Task directions: Below are records to transcribe exactly, without their pictures.

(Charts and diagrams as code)

---*---

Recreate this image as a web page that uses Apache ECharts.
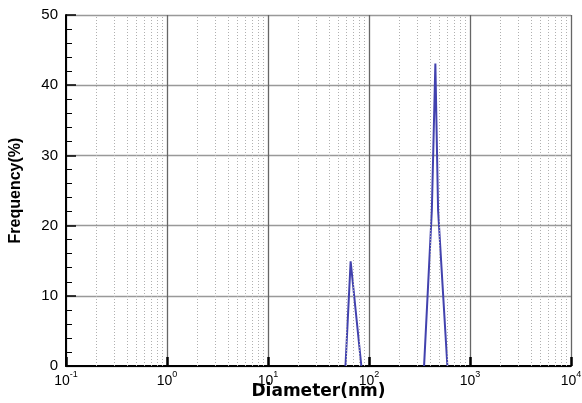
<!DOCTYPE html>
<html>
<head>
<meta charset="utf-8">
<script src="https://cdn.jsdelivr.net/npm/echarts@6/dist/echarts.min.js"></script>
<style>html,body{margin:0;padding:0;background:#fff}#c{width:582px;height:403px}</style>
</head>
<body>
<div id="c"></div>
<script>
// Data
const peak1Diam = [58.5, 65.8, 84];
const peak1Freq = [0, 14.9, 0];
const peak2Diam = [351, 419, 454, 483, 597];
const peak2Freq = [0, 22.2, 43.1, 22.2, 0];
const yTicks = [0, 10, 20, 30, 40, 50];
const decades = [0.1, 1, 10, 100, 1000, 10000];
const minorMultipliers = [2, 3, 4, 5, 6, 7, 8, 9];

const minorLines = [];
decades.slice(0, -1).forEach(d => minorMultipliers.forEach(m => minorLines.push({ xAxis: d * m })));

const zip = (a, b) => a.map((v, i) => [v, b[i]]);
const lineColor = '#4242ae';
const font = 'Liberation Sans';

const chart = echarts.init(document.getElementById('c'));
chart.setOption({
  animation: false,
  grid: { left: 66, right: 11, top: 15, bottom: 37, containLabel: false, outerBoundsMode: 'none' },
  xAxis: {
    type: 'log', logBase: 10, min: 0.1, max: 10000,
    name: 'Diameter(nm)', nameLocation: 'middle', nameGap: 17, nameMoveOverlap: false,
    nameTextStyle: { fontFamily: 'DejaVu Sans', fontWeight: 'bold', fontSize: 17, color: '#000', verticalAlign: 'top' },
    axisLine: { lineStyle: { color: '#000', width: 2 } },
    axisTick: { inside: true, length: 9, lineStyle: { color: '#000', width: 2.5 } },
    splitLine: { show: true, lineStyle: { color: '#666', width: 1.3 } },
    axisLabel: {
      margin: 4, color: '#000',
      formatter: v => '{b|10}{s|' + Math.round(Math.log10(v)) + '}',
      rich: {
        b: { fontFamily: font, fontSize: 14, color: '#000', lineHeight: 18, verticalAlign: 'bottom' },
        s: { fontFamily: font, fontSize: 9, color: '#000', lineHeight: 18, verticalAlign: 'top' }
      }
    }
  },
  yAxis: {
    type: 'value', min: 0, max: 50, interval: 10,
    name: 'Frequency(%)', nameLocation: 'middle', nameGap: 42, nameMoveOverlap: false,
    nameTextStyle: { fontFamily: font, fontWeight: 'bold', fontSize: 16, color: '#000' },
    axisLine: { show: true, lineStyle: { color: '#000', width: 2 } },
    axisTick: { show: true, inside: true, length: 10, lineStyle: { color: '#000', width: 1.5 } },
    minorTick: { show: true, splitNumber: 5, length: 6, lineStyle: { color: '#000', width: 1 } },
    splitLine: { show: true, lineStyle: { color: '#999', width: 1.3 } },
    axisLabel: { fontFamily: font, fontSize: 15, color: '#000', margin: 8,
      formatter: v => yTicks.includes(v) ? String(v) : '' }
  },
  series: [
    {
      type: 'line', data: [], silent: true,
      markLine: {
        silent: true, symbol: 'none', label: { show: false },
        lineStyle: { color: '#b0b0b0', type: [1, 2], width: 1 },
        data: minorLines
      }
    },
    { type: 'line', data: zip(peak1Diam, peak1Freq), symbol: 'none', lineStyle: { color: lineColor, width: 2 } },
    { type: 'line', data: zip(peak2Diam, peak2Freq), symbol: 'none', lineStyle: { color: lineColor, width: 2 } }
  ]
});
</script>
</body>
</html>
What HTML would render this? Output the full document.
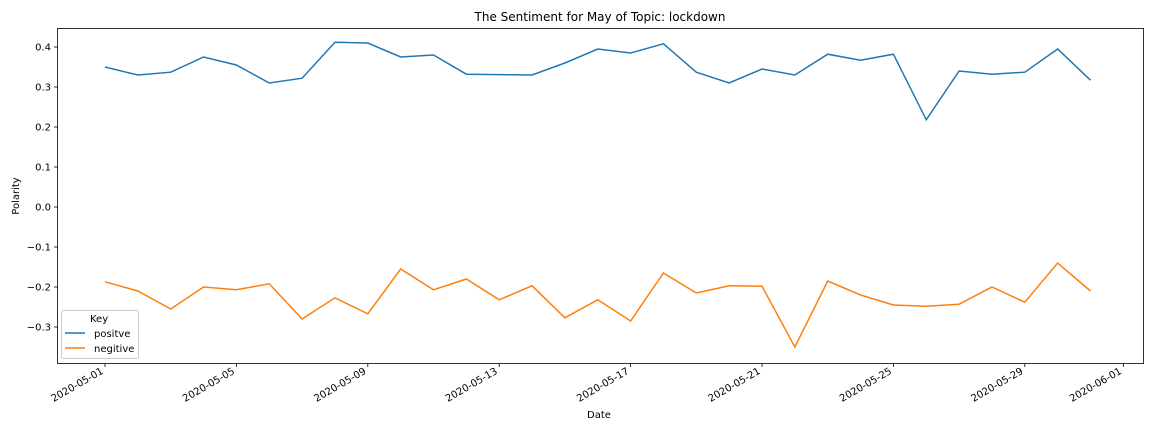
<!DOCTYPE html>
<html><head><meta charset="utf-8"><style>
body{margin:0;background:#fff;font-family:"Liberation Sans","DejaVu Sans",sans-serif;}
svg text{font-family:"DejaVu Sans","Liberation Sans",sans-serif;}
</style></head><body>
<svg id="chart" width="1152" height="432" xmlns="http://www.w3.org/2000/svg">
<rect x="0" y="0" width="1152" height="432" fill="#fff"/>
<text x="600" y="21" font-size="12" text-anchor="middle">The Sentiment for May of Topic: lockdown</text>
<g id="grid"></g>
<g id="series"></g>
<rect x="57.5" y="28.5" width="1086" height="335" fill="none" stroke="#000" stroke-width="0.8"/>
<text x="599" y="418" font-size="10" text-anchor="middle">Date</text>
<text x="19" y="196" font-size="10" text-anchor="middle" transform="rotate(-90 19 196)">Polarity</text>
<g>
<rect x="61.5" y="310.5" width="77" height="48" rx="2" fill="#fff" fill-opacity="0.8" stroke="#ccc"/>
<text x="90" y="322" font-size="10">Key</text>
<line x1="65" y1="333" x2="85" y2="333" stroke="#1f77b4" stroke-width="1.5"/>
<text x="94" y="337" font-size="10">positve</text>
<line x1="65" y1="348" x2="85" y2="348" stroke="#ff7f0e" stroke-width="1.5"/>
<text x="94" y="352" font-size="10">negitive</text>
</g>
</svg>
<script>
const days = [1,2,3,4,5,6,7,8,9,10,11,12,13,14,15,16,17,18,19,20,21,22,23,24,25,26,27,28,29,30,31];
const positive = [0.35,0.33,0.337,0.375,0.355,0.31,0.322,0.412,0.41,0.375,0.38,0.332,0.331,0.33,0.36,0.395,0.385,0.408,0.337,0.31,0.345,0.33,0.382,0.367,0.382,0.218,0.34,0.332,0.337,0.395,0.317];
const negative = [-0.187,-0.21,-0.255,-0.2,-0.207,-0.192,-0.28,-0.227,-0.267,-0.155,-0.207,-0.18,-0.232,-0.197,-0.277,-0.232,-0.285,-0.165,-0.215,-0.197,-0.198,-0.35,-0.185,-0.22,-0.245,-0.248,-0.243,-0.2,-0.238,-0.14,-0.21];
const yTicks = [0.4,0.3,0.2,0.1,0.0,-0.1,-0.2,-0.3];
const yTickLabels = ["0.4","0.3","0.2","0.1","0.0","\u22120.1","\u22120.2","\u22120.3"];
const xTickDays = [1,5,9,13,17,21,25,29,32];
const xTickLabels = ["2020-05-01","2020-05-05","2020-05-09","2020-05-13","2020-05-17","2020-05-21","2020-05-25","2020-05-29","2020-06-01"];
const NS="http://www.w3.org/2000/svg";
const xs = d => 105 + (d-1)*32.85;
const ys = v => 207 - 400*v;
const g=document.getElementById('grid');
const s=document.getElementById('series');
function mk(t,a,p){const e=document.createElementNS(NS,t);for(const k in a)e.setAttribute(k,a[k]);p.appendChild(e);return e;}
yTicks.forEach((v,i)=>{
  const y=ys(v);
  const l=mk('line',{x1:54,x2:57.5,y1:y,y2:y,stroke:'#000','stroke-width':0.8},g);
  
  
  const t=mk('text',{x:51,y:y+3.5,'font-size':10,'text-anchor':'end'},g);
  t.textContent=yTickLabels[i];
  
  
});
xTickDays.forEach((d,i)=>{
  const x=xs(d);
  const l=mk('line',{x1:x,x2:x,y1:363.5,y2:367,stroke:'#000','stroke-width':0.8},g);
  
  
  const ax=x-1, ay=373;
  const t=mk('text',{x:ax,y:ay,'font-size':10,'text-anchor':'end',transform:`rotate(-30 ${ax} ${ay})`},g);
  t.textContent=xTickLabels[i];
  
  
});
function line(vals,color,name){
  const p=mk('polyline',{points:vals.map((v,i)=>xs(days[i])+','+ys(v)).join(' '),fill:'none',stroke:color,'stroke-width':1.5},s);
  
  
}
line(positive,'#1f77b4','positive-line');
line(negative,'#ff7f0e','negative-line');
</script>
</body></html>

---*---

Result below:
Recreate this image as a web page that uses Apache ECharts.
<!DOCTYPE html>
<html>
<head>
<meta charset="utf-8">
<script src="https://cdn.jsdelivr.net/npm/echarts@6/dist/echarts.min.js"></script>
<style>html,body{margin:0;padding:0;background:#fff}#c{width:582px;height:403px}</style>
</head>
<body>
<div id="c"></div>
<script>
// Data
const peak1Diam = [58.5, 65.8, 84];
const peak1Freq = [0, 14.9, 0];
const peak2Diam = [351, 419, 454, 483, 597];
const peak2Freq = [0, 22.2, 43.1, 22.2, 0];
const yTicks = [0, 10, 20, 30, 40, 50];
const decades = [0.1, 1, 10, 100, 1000, 10000];
const minorMultipliers = [2, 3, 4, 5, 6, 7, 8, 9];

const minorLines = [];
decades.slice(0, -1).forEach(d => minorMultipliers.forEach(m => minorLines.push({ xAxis: d * m })));

const zip = (a, b) => a.map((v, i) => [v, b[i]]);
const lineColor = '#4242ae';
const font = 'Liberation Sans';

const chart = echarts.init(document.getElementById('c'));
chart.setOption({
  animation: false,
  grid: { left: 66, right: 11, top: 15, bottom: 37, containLabel: false, outerBoundsMode: 'none' },
  xAxis: {
    type: 'log', logBase: 10, min: 0.1, max: 10000,
    name: 'Diameter(nm)', nameLocation: 'middle', nameGap: 17, nameMoveOverlap: false,
    nameTextStyle: { fontFamily: 'DejaVu Sans', fontWeight: 'bold', fontSize: 17, color: '#000', verticalAlign: 'top' },
    axisLine: { lineStyle: { color: '#000', width: 2 } },
    axisTick: { inside: true, length: 9, lineStyle: { color: '#000', width: 2.5 } },
    splitLine: { show: true, lineStyle: { color: '#666', width: 1.3 } },
    axisLabel: {
      margin: 4, color: '#000',
      formatter: v => '{b|10}{s|' + Math.round(Math.log10(v)) + '}',
      rich: {
        b: { fontFamily: font, fontSize: 14, color: '#000', lineHeight: 18, verticalAlign: 'bottom' },
        s: { fontFamily: font, fontSize: 9, color: '#000', lineHeight: 18, verticalAlign: 'top' }
      }
    }
  },
  yAxis: {
    type: 'value', min: 0, max: 50, interval: 10,
    name: 'Frequency(%)', nameLocation: 'middle', nameGap: 42, nameMoveOverlap: false,
    nameTextStyle: { fontFamily: font, fontWeight: 'bold', fontSize: 16, color: '#000' },
    axisLine: { show: true, lineStyle: { color: '#000', width: 2 } },
    axisTick: { show: true, inside: true, length: 10, lineStyle: { color: '#000', width: 1.5 } },
    minorTick: { show: true, splitNumber: 5, length: 6, lineStyle: { color: '#000', width: 1 } },
    splitLine: { show: true, lineStyle: { color: '#999', width: 1.3 } },
    axisLabel: { fontFamily: font, fontSize: 15, color: '#000', margin: 8,
      formatter: v => yTicks.includes(v) ? String(v) : '' }
  },
  series: [
    {
      type: 'line', data: [], silent: true,
      markLine: {
        silent: true, symbol: 'none', label: { show: false },
        lineStyle: { color: '#b0b0b0', type: [1, 2], width: 1 },
        data: minorLines
      }
    },
    { type: 'line', data: zip(peak1Diam, peak1Freq), symbol: 'none', lineStyle: { color: lineColor, width: 2 } },
    { type: 'line', data: zip(peak2Diam, peak2Freq), symbol: 'none', lineStyle: { color: lineColor, width: 2 } }
  ]
});
</script>
</body>
</html>
What HTML would render this? Output the full document.
<!DOCTYPE html>
<html><head><meta charset="utf-8"><style>
body{margin:0;background:#fff;font-family:"Liberation Sans","DejaVu Sans",sans-serif;}
svg text{font-family:"DejaVu Sans","Liberation Sans",sans-serif;}
</style></head><body>
<svg id="chart" width="1152" height="432" xmlns="http://www.w3.org/2000/svg">
<rect x="0" y="0" width="1152" height="432" fill="#fff"/>
<text x="600" y="21" font-size="12" text-anchor="middle">The Sentiment for May of Topic: lockdown</text>
<g id="grid"></g>
<g id="series"></g>
<rect x="57.5" y="28.5" width="1086" height="335" fill="none" stroke="#000" stroke-width="0.8"/>
<text x="599" y="418" font-size="10" text-anchor="middle">Date</text>
<text x="19" y="196" font-size="10" text-anchor="middle" transform="rotate(-90 19 196)">Polarity</text>
<g>
<rect x="61.5" y="310.5" width="77" height="48" rx="2" fill="#fff" fill-opacity="0.8" stroke="#ccc"/>
<text x="90" y="322" font-size="10">Key</text>
<line x1="65" y1="333" x2="85" y2="333" stroke="#1f77b4" stroke-width="1.5"/>
<text x="94" y="337" font-size="10">positve</text>
<line x1="65" y1="348" x2="85" y2="348" stroke="#ff7f0e" stroke-width="1.5"/>
<text x="94" y="352" font-size="10">negitive</text>
</g>
</svg>
<script>
const days = [1,2,3,4,5,6,7,8,9,10,11,12,13,14,15,16,17,18,19,20,21,22,23,24,25,26,27,28,29,30,31];
const positive = [0.35,0.33,0.337,0.375,0.355,0.31,0.322,0.412,0.41,0.375,0.38,0.332,0.331,0.33,0.36,0.395,0.385,0.408,0.337,0.31,0.345,0.33,0.382,0.367,0.382,0.218,0.34,0.332,0.337,0.395,0.317];
const negative = [-0.187,-0.21,-0.255,-0.2,-0.207,-0.192,-0.28,-0.227,-0.267,-0.155,-0.207,-0.18,-0.232,-0.197,-0.277,-0.232,-0.285,-0.165,-0.215,-0.197,-0.198,-0.35,-0.185,-0.22,-0.245,-0.248,-0.243,-0.2,-0.238,-0.14,-0.21];
const yTicks = [0.4,0.3,0.2,0.1,0.0,-0.1,-0.2,-0.3];
const yTickLabels = ["0.4","0.3","0.2","0.1","0.0","\u22120.1","\u22120.2","\u22120.3"];
const xTickDays = [1,5,9,13,17,21,25,29,32];
const xTickLabels = ["2020-05-01","2020-05-05","2020-05-09","2020-05-13","2020-05-17","2020-05-21","2020-05-25","2020-05-29","2020-06-01"];
const NS="http://www.w3.org/2000/svg";
const xs = d => 105 + (d-1)*32.85;
const ys = v => 207 - 400*v;
const g=document.getElementById('grid');
const s=document.getElementById('series');
function mk(t,a,p){const e=document.createElementNS(NS,t);for(const k in a)e.setAttribute(k,a[k]);p.appendChild(e);return e;}
yTicks.forEach((v,i)=>{
  const y=ys(v);
  const l=mk('line',{x1:54,x2:57.5,y1:y,y2:y,stroke:'#000','stroke-width':0.8},g);
  
  
  const t=mk('text',{x:51,y:y+3.5,'font-size':10,'text-anchor':'end'},g);
  t.textContent=yTickLabels[i];
  
  
});
xTickDays.forEach((d,i)=>{
  const x=xs(d);
  const l=mk('line',{x1:x,x2:x,y1:363.5,y2:367,stroke:'#000','stroke-width':0.8},g);
  
  
  const ax=x-1, ay=373;
  const t=mk('text',{x:ax,y:ay,'font-size':10,'text-anchor':'end',transform:`rotate(-30 ${ax} ${ay})`},g);
  t.textContent=xTickLabels[i];
  
  
});
function line(vals,color,name){
  const p=mk('polyline',{points:vals.map((v,i)=>xs(days[i])+','+ys(v)).join(' '),fill:'none',stroke:color,'stroke-width':1.5},s);
  
  
}
line(positive,'#1f77b4','positive-line');
line(negative,'#ff7f0e','negative-line');
</script>
</body></html>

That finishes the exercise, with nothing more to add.